◆ Available data:
begin
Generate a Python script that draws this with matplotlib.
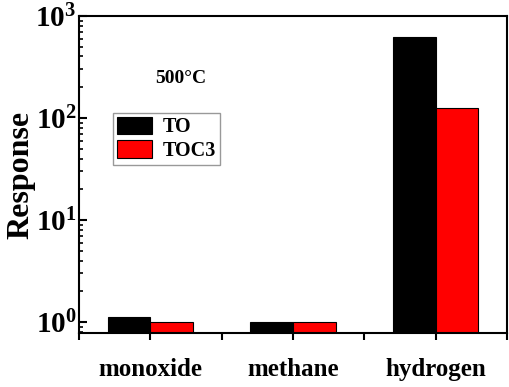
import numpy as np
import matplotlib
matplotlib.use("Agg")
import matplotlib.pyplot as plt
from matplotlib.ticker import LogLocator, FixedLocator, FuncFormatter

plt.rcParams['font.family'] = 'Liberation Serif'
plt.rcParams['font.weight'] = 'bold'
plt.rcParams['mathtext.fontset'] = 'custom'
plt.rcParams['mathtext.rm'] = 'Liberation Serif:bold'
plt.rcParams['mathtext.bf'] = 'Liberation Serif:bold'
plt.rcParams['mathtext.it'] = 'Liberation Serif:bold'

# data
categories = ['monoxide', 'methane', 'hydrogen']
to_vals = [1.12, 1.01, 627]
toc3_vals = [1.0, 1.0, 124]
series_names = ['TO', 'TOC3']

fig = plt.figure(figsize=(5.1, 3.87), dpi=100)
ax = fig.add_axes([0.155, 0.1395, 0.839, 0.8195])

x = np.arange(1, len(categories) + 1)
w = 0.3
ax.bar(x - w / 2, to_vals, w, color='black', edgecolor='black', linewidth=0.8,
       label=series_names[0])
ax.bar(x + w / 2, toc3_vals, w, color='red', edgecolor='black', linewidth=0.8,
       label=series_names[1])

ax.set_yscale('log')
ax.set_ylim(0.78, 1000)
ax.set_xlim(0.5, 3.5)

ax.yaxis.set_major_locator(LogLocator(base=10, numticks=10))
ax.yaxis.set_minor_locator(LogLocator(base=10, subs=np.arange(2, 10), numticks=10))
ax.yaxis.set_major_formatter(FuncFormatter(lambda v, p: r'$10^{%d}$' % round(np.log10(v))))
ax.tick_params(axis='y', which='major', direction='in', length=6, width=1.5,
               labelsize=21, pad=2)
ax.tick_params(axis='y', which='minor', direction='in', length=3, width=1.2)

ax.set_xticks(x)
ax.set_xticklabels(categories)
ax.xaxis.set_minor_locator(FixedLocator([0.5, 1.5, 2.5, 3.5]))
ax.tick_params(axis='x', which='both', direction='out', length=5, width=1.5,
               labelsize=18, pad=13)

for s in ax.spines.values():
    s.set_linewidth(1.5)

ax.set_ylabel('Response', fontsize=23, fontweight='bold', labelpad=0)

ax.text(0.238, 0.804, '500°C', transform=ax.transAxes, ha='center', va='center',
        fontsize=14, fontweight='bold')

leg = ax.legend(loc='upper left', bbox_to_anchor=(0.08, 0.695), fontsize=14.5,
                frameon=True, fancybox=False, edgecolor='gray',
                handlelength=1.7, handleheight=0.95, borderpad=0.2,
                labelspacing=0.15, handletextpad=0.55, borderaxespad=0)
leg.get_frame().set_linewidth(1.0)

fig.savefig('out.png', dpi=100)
end
◆ Stated exercise: Isolate the lines that hold the word "matplotlib" and copy all of them.

◆ Exercise result:
Generate a Python script that draws this with matplotlib.
import matplotlib
matplotlib.use("Agg")
import matplotlib.pyplot as plt
from matplotlib.ticker import LogLocator, FixedLocator, FuncFormatter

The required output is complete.